Since 2011 the market has doubled in size and it is now 33 per cent higher than its pre-recession peak, with a total of £1.61bn released in 2015, after yet another record year.
More than 22,500 new plans were agreed last year for the first time since 2008, and the most recent figures from the Equity Release Council notched up a series of new records with lending hitting quarterly, half-year and annual highs.
It has come a long way from the doldrums of 2011 when total lending hit a post-recession low of £789m.
All the forecasts are for further growth, with predictions that it will easily break £2bn this year and even £5bn a year by 2020. New lenders are launching, with Legal & General making a major investment in the market, and rates have dropped below 5 per cent for the first time.
The growth story is very welcome for the Equity Release Council as it celebrates the 25th anniversary of the introduction of the first industry standards in 1991 and works with the Treasury and Financial Conduct Authority to help develop the market and meet growing demand for using property wealth as a major part of retirement planning.

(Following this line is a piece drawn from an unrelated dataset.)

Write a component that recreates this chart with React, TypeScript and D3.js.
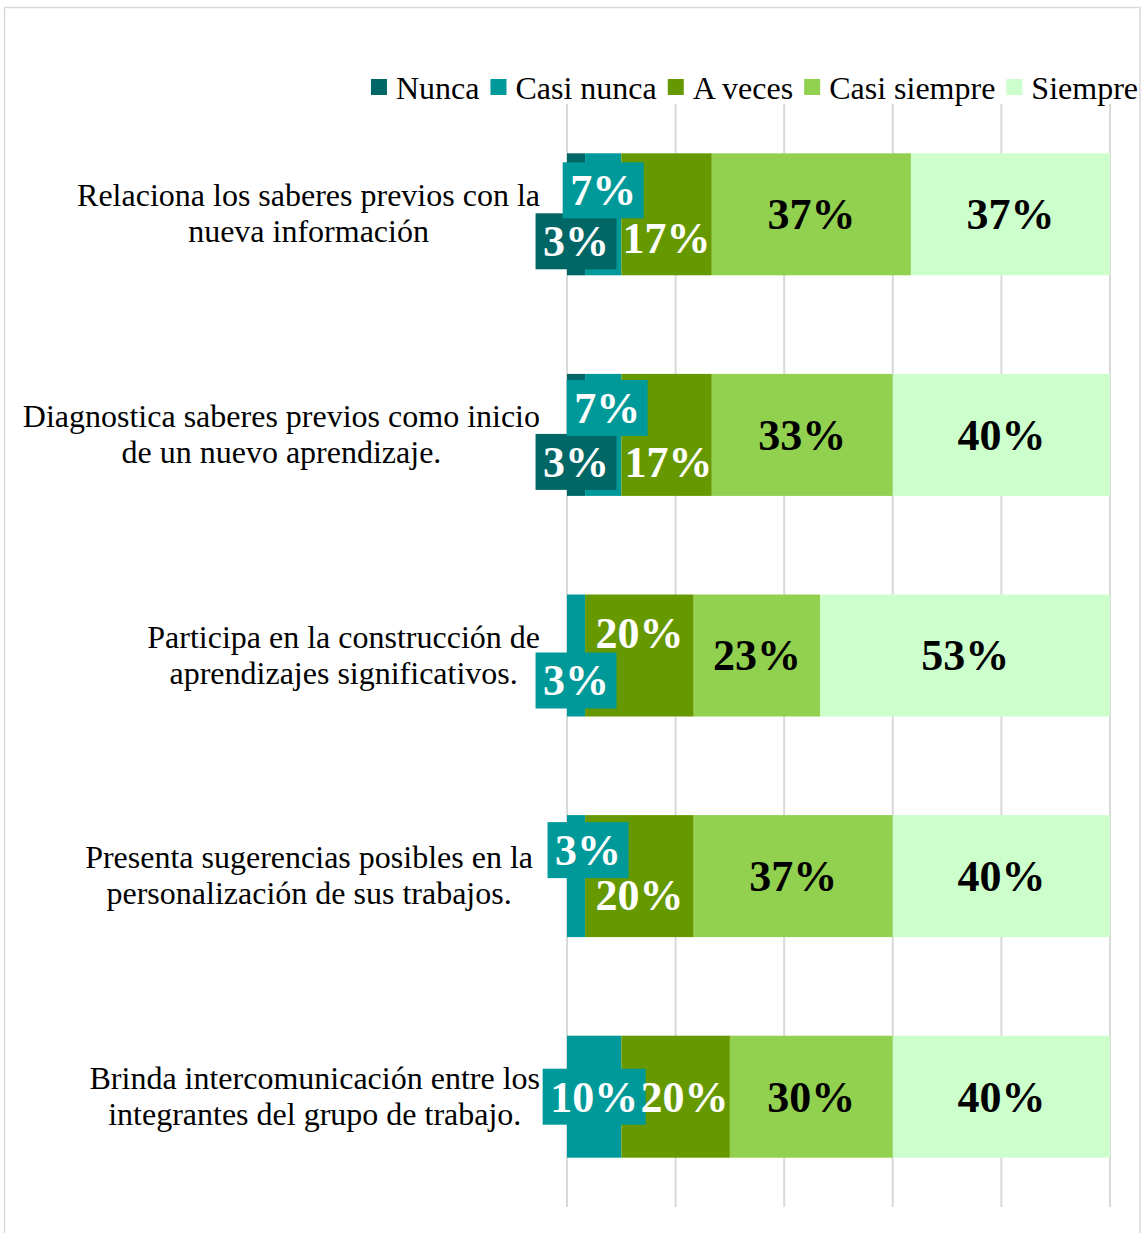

It is also very welcome as a reminder for everyone in the industry to ensure that the benefits of equity release are widely understood by clients and to focus on ensuring that the challenges are understood too.
Property prices have surged in the past year, with government figures now putting the value of the average house at £288,000. The average price climbed £18,000 last year and is 6.7 per cent higher than 2014.
Since 2011 the equity release market has doubled in size.
Investing in a house has been one of the big success stories and certainly compares very well with the stock market.
If house prices rise by 1 per cent a year for 15 years the £300,000 house will be worth £348,290 at the end of term.
With inflation at around 0.3 per cent and average wage growth at 2 per cent houses have been big earners for those who have managed to get on the housing ladder.
Investing in a residential property has been one of the big success stories and certainly compares very well with the stock market and average defined contribution pension funds.
Of course the average house price is just an average – in some areas of the country such as London and the South East, average homes are worth more than £500,000 and there are predictions millions of us will be millionaires thanks to our homes.
Looking at the basic figures, the case for equity release for clients is straightforward. Your home is your biggest asset so why not make use of the wealth in it? It is a simple proposition.
It is, of course, not quite that simple. Basically, equity release plans enable clients to borrow money which they do not need to repay until they die or go into care. Some plans offer the option to pay interest and make repayments during the term and to stop and restart payments.